Aquí es donde desembarca Hodaka, el niño-rito, y aquí podría haber terminado de mala manera su arrebato inmaduro. Pero al igual que la mano de un Dios sin rostro le tendía agua a un perjudicado Judah Ben-Hur, aquí una gentil desconocida le ofrecerá el equivalente en este mundo por civilizar: una hamburguesa. Suficiente para hacer una llamada de teléfono, para encontrar techo y comida, para empezar a experimentar lo que ha venido buscando a esta Tokio inmisericorde: primeras veces.
Las primeras veces están ligadas a casualidades inverosímiles. Una pistola encontrada tras ver su desaparición en un noticiario. Que la chica de la hamburguesa coquetee con la prostitución en esas mismas calles donde él busco cobijo las primeras noches. Que en el autobús haya coincidido antes con su hermano —un enano fucker que las trae a todas de calle—. Si Miyazaki apela a la magia, Shinkai lo hace a la cotidianidad sublimada: 40 millones de personas no son tantas, si uno sabe lo que anda buscando… y cuenta con el azar de su parte.
Y Hodaka anda buscando precisamente a la chica que hace salir al sol. Todavía no sabe que en su calidad de kami en un ser bifurcado, a medio camino entre este mundo en el que no para de llover y esas nubes que no están dispuestas a abandonar su presa así como así. Su encuentro, como es habitual en todo el cine de Makoto Shinkai, tiene fecha de caducidad. ¿Les dará tiempo a decírselo todo, a (re)encontrarse en el otro?
Quizás lo más apasionante resulta la conclusión a la que nos avoca el filme y que se escapa completamente a los derroteros habituales en el cine japonés. El sacrificio, después de todo, no será necesario. El “bienestar de la mayoría” no se impone en el habitual desenlace derrotista. Ya sabéis: el amor intuido y definitivamente postergado, los amantes sacrificados. No, qué va. ¡Que se joda Tokio!
Y es que la catástrofe —siempre inminente, siempre co-protagonista— no acaba siendo tal. A todo se acostumbra uno, incluso a 1000 días seguidos de lluvia.
Estamos ante la mejor película hasta la fecha de Makoto Shinkai.
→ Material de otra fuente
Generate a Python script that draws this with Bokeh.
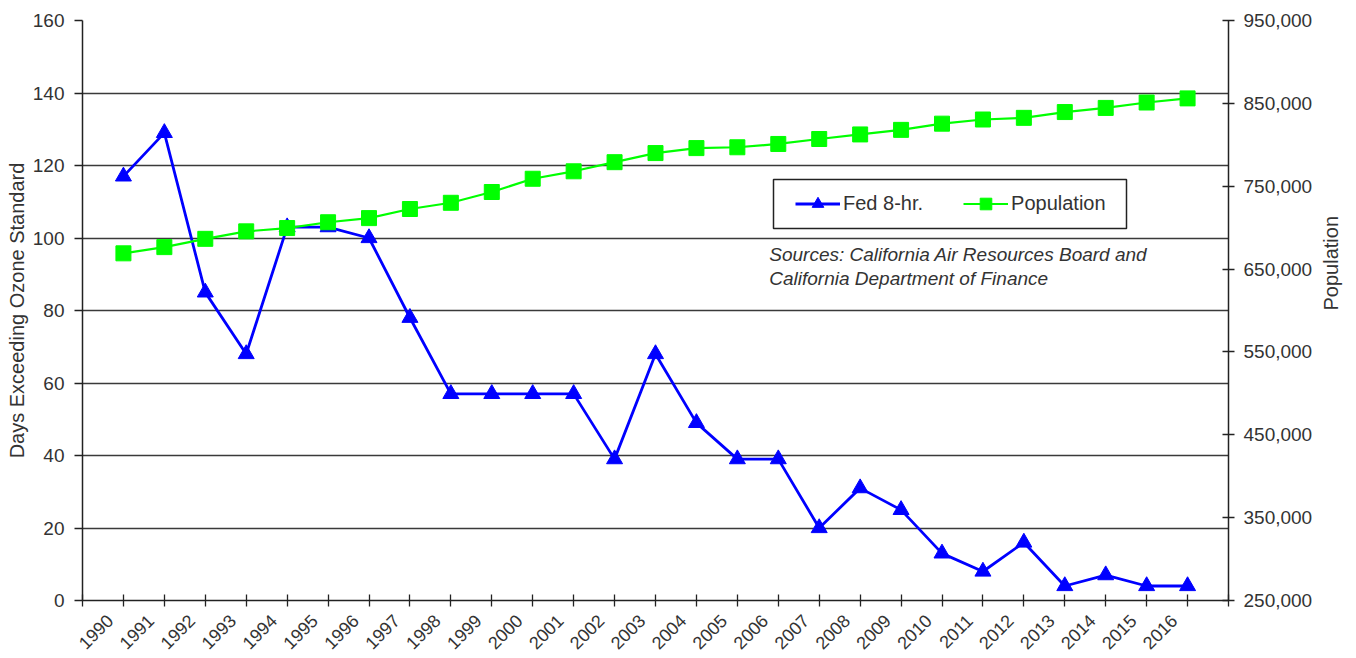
import math
from bokeh.plotting import figure
from bokeh.models import (Range1d, LinearAxis, FixedTicker, NumeralTickFormatter,
                          Legend, LegendItem, Label, BoxAnnotation)
from bokeh.embed import file_html
from bokeh.resources import INLINE

years = [str(y) for y in range(1990, 2017)]
fed_8hr = [117, 129, 85, 68, 103, 103, 100, 78, 57, 57, 57, 57, 39, 68, 49,
           39, 39, 20, 31, 25, 13, 8, 16, 4, 7, 4, 4]
population = [669000, 676500, 686500, 695500, 699500, 706500, 711500, 722500,
              730000, 743000, 759000, 768000, 779000, 790000, 796000, 797000,
              801000, 807000, 812500, 818000, 825500, 830500, 832500, 839500,
              844500, 851000, 856000]
left_ticks = [0, 20, 40, 60, 80, 100, 120, 140, 160]
right_ticks = [250000, 350000, 450000, 550000, 650000, 750000, 850000, 950000]
source_lines = ["Sources: California Air Resources Board and",
                "California Department of Finance"]

FONT = "Liberation Sans"
TXT = "#333333"
AX = "#222222"

x = list(range(len(years)))

W, H = 1356, 658
FL, FT, FR, FB = 82, 20, 1230, 600   # frame edges on the canvas

p = figure(width=W, height=H, output_backend="svg", toolbar_location=None,
           x_range=Range1d(-1, len(years)), y_range=Range1d(0, 160),
           min_border_left=FL, min_border_right=W - FR, min_border_top=FT,
           min_border_bottom=H - FB, outline_line_color=None,
           background_fill_color="white", border_fill_color="white")
p.extra_y_ranges = {"pop": Range1d(250000, 950000)}

# x axis: tick marks at every year (minor ticks), slanted year labels placed
# slightly left of each tick as in the original (major ticks, no marks)
LBL_SHIFT = -0.33
lab_ticks = [i + LBL_SHIFT for i in x]
xa = p.xaxis[0]
xa.ticker = FixedTicker(ticks=lab_ticks, minor_ticks=list(range(-1, len(years) + 1)))
xa.major_label_overrides = {t: y for t, y in zip(lab_ticks, years)}
xa.major_tick_line_color = None
xa.major_tick_in = 0
xa.major_tick_out = 0
xa.minor_tick_in = 6
xa.minor_tick_out = 6
xa.minor_tick_line_color = AX
xa.minor_tick_line_width = 1.3
xa.axis_line_color = AX
xa.axis_line_width = 1.5
xa.major_label_orientation = math.pi / 4
xa.major_label_text_font = FONT
xa.major_label_text_font_size = "18px"
xa.major_label_text_color = TXT
xa.major_label_standoff = 11

# left axis
ya = p.yaxis[0]
ya.ticker = FixedTicker(ticks=left_ticks)
ya.axis_label = "Days Exceeding Ozone Standard"
ya.axis_label_text_font = FONT
ya.axis_label_text_font_size = "20px"
ya.axis_label_text_font_style = "normal"
ya.axis_label_text_color = TXT
ya.axis_label_standoff = 2
ya.major_label_text_font = FONT
ya.major_label_text_font_size = "19px"
ya.major_label_text_color = TXT
ya.major_label_standoff = 10
ya.major_tick_in = 0
ya.major_tick_out = 8
ya.minor_tick_line_color = None
ya.axis_line_color = AX
ya.major_tick_line_color = AX
ya.axis_line_width = 1.5
ya.major_tick_line_width = 1.3

# right axis
ra = LinearAxis(y_range_name="pop", ticker=FixedTicker(ticks=right_ticks),
                formatter=NumeralTickFormatter(format="0,0"))
ra.axis_label = "Population"
ra.axis_label_text_font = FONT
ra.axis_label_text_font_size = "20px"
ra.axis_label_text_font_style = "normal"
ra.axis_label_text_color = TXT
ra.axis_label_standoff = 16
if "axis_label_orientation" in ra.properties():
    ra.axis_label_orientation = math.pi / 2
ra.major_label_text_font = FONT
ra.major_label_text_font_size = "19px"
ra.major_label_text_color = TXT
ra.major_label_standoff = 9
ra.major_tick_in = 6
ra.major_tick_out = 6
ra.minor_tick_line_color = None
ra.axis_line_color = AX
ra.major_tick_line_color = AX
ra.axis_line_width = 1.5
ra.major_tick_line_width = 1.3
p.add_layout(ra, "right")

p.xgrid.grid_line_color = None
p.ygrid.grid_line_color = "#3a3a3a"
p.ygrid.grid_line_width = 1.5

BLUE = "#0000FF"
GREEN = "#00FF00"

l1 = p.line(x, fed_8hr, line_color=BLUE, line_width=2.8)
s1 = p.scatter(x, fed_8hr, marker="triangle", size=16, fill_color=BLUE,
               line_color=BLUE)
l2 = p.line(x, population, y_range_name="pop", line_color=GREEN, line_width=2.2)
s2 = p.scatter(x, population, y_range_name="pop", marker="square", size=15,
               fill_color=GREEN, line_color=GREEN)

# legend frame
p.add_layout(BoxAnnotation(left=773 - FL, right=1126 - FL,
                           top=FB - 179, bottom=FB - 228,
                           left_units="screen", right_units="screen",
                           top_units="screen", bottom_units="screen",
                           fill_color="white", fill_alpha=1.0,
                           line_color=AX, line_width=1.5, line_alpha=1.0))

legend = Legend(items=[LegendItem(label="Fed 8-hr.", renderers=[l1, s1]),
                       LegendItem(label="Population", renderers=[l2, s2])],
                orientation="horizontal", location=(795 - FL, FB - 218),
                label_text_font=FONT, label_text_font_size="20px",
                label_text_color=TXT, glyph_width=45, glyph_height=29,
                label_standoff=3, spacing=40, padding=10, margin=0,
                border_line_color=None,
                background_fill_color="white", background_fill_alpha=0.0)
p.add_layout(legend, "center")

for i, txt in enumerate(source_lines):
    p.add_layout(Label(x=15.78, y=95.4 - 6.6 * i, text=txt,
                       text_font=FONT, text_font_size="19px",
                       text_font_style="italic", text_color=TXT,
                       text_baseline="middle", text_align="left"))

open("out.html", "w").write(file_html(p, INLINE))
Sin los delirios cursis de la notabilísima Your Name (2016), con un pesimismo lúcido que abarca desde las consecuencias del cambio climático a las que se enfrenta nuestra Mononoke liquiforme a la soledad infinita que se puede sentir bajo el Rainbow Bridge que desemboca en la siempre ociosa Odaiba, desde lo alto de la torre Mori o entre los miles de personas que se precipitan, con orden y concierto, a ese elogio del paso de cebra que es el cruce de Shibuya.
Hay subidones a golpe de clip musical —los idols y demás artistas invitados tienen que colocar sus temitas, qué le vamos a hacer, amparados por el buen hacer de los habituales Radwimps—, cameos de personajes vistos en su anterior filme —hasta aquí puedo leer— y, sobretodo, un afán en la verosimilitud de la animación que es de otro planeta. Qué riqueza en los fondos, qué sentido cinematográfico de la acción, qué narrativa tan sencilla e inteligible y sin embargo… ¡tan adictiva!
Sin tanto ruido como hizo Your Name, sin tanta exaltación prepúber pero muchísimo más emocionante, El tiempo contigo merecerá incorporarse al canon del anime total, concebido con pretensiones operísticas y capaz de llegar a espectadores de cualquier generación.